INSTRUCTION:
Please write out the lines of the data exactly, beginning with the first and ending with the line containing "75, 45, 25, 0]"; leave the pictures behind.

--- begin ---

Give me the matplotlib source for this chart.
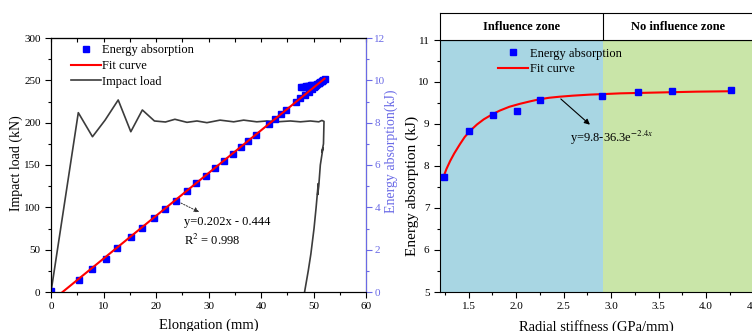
import matplotlib

matplotlib.use("Agg")
import matplotlib.pyplot as plt
from matplotlib.lines import Line2D
from matplotlib.ticker import MultipleLocator

plt.rcParams["font.family"] = ["Liberation Serif", "DejaVu Serif"]
plt.rcParams["mathtext.fontset"] = "stix"

# ---- left panel: impact load + energy absorption vs elongation ----
load_x = [0, 5.2, 7.9, 10.3, 12.8, 15.2, 17.4, 19.7, 21.8, 23.6, 25.9, 27.8, 29.7,
          32.2, 34.8, 36.7, 39.2, 41.1, 43.0, 45.6, 47.5, 49.4, 51.0, 51.6, 52.0,
          51.9, 51.6, 51.8, 51.3, 51.0, 50.8, 50.9, 50.5, 50.1, 49.5, 49.0, 48.3]
load_kn = [0, 211.8, 183.4, 203, 226.8, 189.3, 215, 202, 200.8, 204, 200.4, 202, 200,
           203, 201, 203, 201, 202, 201, 202, 201, 202, 201, 202.6, 201.5,
           175, 165, 170, 150, 125, 115, 128, 100, 75, 45, 25, 0]

energy_x = [0, 5.3, 7.8, 10.5, 12.6, 15.2, 17.4, 19.6, 21.8, 23.8, 25.9, 27.7, 29.5,
            31.3, 32.9, 34.6, 36.1, 37.5, 39.0, 41.6, 42.7, 43.9, 44.7, 46.6, 47.5,
            48.3, 49.1, 49.7, 50.3, 51.0, 51.6,
            47.7, 48.0, 48.3, 48.6, 48.9, 49.2, 49.5, 49.8,
            50.1, 50.4, 50.7, 51.0, 51.3, 51.6, 51.9, 52.1]
energy_kj = [0.05, 0.55, 1.09, 1.58, 2.07, 2.59, 3.03, 3.49, 3.93, 4.32, 4.75, 5.13, 5.49,
             5.85, 6.17, 6.51, 6.83, 7.13, 7.41, 7.95, 8.19, 8.41, 8.61, 8.99, 9.15,
             9.31, 9.46, 9.59, 9.72, 9.86, 9.98,
             9.68, 9.69, 9.70, 9.71, 9.72, 9.74, 9.76, 9.79,
             9.70, 9.76, 9.82, 9.86, 9.92, 9.98, 10.02, 10.05]

fit_left_x = [2.2, 52.1]
fit_left_kj = [0.0, 10.08]

# ---- right panel: energy absorption vs radial stiffness ----
stiff = [1.237, 1.507, 1.76, 2.01, 2.25, 2.90, 3.28, 3.64, 4.26]
stiff_energy = [7.745, 8.84, 9.21, 9.32, 9.56, 9.67, 9.77, 9.79, 9.80]

fit_right_x = [1.237, 1.27, 1.307, 1.35, 1.41, 1.46, 1.518, 1.59, 1.66, 1.75, 1.83,
               1.93, 2.04, 2.15, 2.25, 2.35, 2.46, 2.6, 2.78, 2.95, 3.10, 3.3, 3.5,
               3.9, 4.26]
fit_right_y = [7.745, 7.94, 8.12, 8.30, 8.52, 8.69, 8.84, 8.99, 9.11, 9.23, 9.32,
               9.41, 9.48, 9.54, 9.59, 9.625, 9.65, 9.675, 9.70, 9.715, 9.73, 9.74,
               9.75, 9.77, 9.78]

zone_split = 2.92
zone_names = ["Influence zone", "No influence zone"]

BLUE_AX = "#6a6ae6"
LOAD_C = "#3c3c3c"

fig = plt.figure(figsize=(7.52, 3.31), dpi=100)

# left panel
ax1 = fig.add_axes([51 / 752, 39 / 331, 315 / 752, 254 / 331])
ax1.plot(load_x, load_kn, color=LOAD_C, lw=1.2)
ax1.set_xlim(0, 60)
ax1.set_ylim(0, 300)
ax1.xaxis.set_major_locator(MultipleLocator(10))
ax1.xaxis.set_minor_locator(MultipleLocator(5))
ax1.yaxis.set_major_locator(MultipleLocator(50))
ax1.yaxis.set_minor_locator(MultipleLocator(25))
ax1.tick_params(which="both", direction="out", labelsize=8, width=0.8)
ax1.tick_params(which="major", length=4)
ax1.tick_params(which="minor", length=2.5)
ax1.set_xlabel("Elongation (mm)", fontsize=10.5)
ax1.set_ylabel("Impact load (kN)", fontsize=10)
ax1.xaxis.set_label_coords(0.5, -0.105)
ax1.yaxis.set_label_coords(-0.09, 0.508)
top = ax1.secondary_xaxis("top")
top.xaxis.set_major_locator(MultipleLocator(5))
top.tick_params(direction="in", length=3, labeltop=False, width=0.8)

ax2 = ax1.twinx()
ax2.plot(energy_x, energy_kj, "s", color="#0000ff", ms=4.3, ls="none")
ax2.plot(fit_left_x, fit_left_kj, color="#ff0000", lw=1.5)
ax2.set_ylim(0, 12)
ax2.yaxis.set_major_locator(MultipleLocator(2))
ax2.yaxis.set_minor_locator(MultipleLocator(1))
ax2.spines["right"].set_color(BLUE_AX)
ax2.tick_params(axis="y", which="both", colors=BLUE_AX, labelsize=8, width=0.8,
                pad=2)
ax2.tick_params(axis="y", which="major", length=4)
ax2.tick_params(axis="y", which="minor", length=2.5)
ax2.set_ylabel("Energy absorption(kJ)", color=BLUE_AX, fontsize=10)
ax2.yaxis.set_label_coords(1.058, 0.555)

ax1.annotate("", xy=(28.7, 93), xytext=(23.3, 109.5),
             arrowprops=dict(arrowstyle="-|>", color="#333333", lw=0.7,
                             ls=(0, (1.5, 1.5)), mutation_scale=7))
ax1.text(25.3, 82.7, "y=0.202x - 0.444", fontsize=9, va="center")
ax1.text(25.3, 61.4, "R$^{2}$ = 0.998", fontsize=9, va="center")

handles_l = [
    Line2D([], [], marker="s", color="#0000ff", ls="none", ms=4.3),
    Line2D([], [], color="#ff0000", lw=1.5),
    Line2D([], [], color=LOAD_C, lw=1.2),
]
ax2.legend(handles_l, ["Energy absorption", "Fit curve", "Impact load"],
           loc="upper left", bbox_to_anchor=(0.062, 0.975), frameon=False,
           fontsize=9, handlelength=2.4, handletextpad=0.15,
           labelspacing=0.3, borderpad=0, borderaxespad=0)

# right panel
x0, x1 = 1.2, 4.5
ax3 = fig.add_axes([440 / 752, 39 / 331, 313.5 / 752, 252 / 331])
ax3.axvspan(x0, zone_split, color="#a8d6e3", lw=0, zorder=0)
ax3.axvspan(zone_split, x1, color="#c9e5a8", lw=0, zorder=0)
ax3.plot(fit_right_x, fit_right_y, color="#ff0000", lw=1.5, zorder=2)
ax3.plot(stiff, stiff_energy, "s", color="#0000ff", ms=4.3, ls="none", zorder=3)
ax3.set_xlim(x0, x1)
ax3.set_ylim(5, 11)
ax3.xaxis.set_major_locator(MultipleLocator(0.5))
ax3.xaxis.set_minor_locator(MultipleLocator(0.25))
ax3.yaxis.set_major_locator(MultipleLocator(1))
ax3.yaxis.set_minor_locator(MultipleLocator(0.5))
ax3.tick_params(which="both", direction="out", labelsize=8, width=0.8)
ax3.tick_params(which="major", length=4)
ax3.tick_params(which="minor", length=2.5)
ax3.set_xlabel("Radial stiffness (GPa/mm)", fontsize=10.5)
ax3.set_ylabel("Energy absorption (kJ)", fontsize=11)
ax3.xaxis.set_label_coords(0.5, -0.11)
ax3.yaxis.set_label_coords(-0.068, 0.42)

ax3.annotate("", xy=(2.80, 8.94), xytext=(2.45, 9.64),
             arrowprops=dict(arrowstyle="-|>", color="black", lw=0.8,
                             mutation_scale=8))
ax3.text(2.57, 8.66, "y=9.8-36.3e$^{-2.4x}$", fontsize=9, va="center")

handles_r = [
    Line2D([], [], marker="s", color="#0000ff", ls="none", ms=4.3),
    Line2D([], [], color="#ff0000", lw=1.5),
]
ax3.legend(handles_r, ["Energy absorption", "Fit curve"],
           loc="upper left", bbox_to_anchor=(0.185, 0.97), frameon=False,
           fontsize=9, handlelength=2.4, handletextpad=0.15,
           labelspacing=0.3, borderpad=0, borderaxespad=0)

# zone header above the right panel
axh = fig.add_axes([440 / 752, 291 / 331, 313.5 / 752, 27 / 331])
axh.set_xlim(x0, x1)
axh.set_ylim(0, 1)
axh.axvline(zone_split, color="black", lw=0.8)
axh.set_xticks([])
axh.set_yticks([])
axh.text((x0 + zone_split) / 2, 0.5, zone_names[0], ha="center", va="center",
         fontsize=9, fontweight="bold")
axh.text((zone_split + x1) / 2, 0.5, zone_names[1], ha="center", va="center",
         fontsize=9, fontweight="bold")

fig.savefig("out.png", dpi=100)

--- end ---

FINISHED TASK:
Give me the matplotlib source for this chart.
import matplotlib

matplotlib.use("Agg")
import matplotlib.pyplot as plt
from matplotlib.lines import Line2D
from matplotlib.ticker import MultipleLocator

plt.rcParams["font.family"] = ["Liberation Serif", "DejaVu Serif"]
plt.rcParams["mathtext.fontset"] = "stix"

# ---- left panel: impact load + energy absorption vs elongation ----
load_x = [0, 5.2, 7.9, 10.3, 12.8, 15.2, 17.4, 19.7, 21.8, 23.6, 25.9, 27.8, 29.7,
          32.2, 34.8, 36.7, 39.2, 41.1, 43.0, 45.6, 47.5, 49.4, 51.0, 51.6, 52.0,
          51.9, 51.6, 51.8, 51.3, 51.0, 50.8, 50.9, 50.5, 50.1, 49.5, 49.0, 48.3]
load_kn = [0, 211.8, 183.4, 203, 226.8, 189.3, 215, 202, 200.8, 204, 200.4, 202, 200,
           203, 201, 203, 201, 202, 201, 202, 201, 202, 201, 202.6, 201.5,
           175, 165, 170, 150, 125, 115, 128, 100, 75, 45, 25, 0]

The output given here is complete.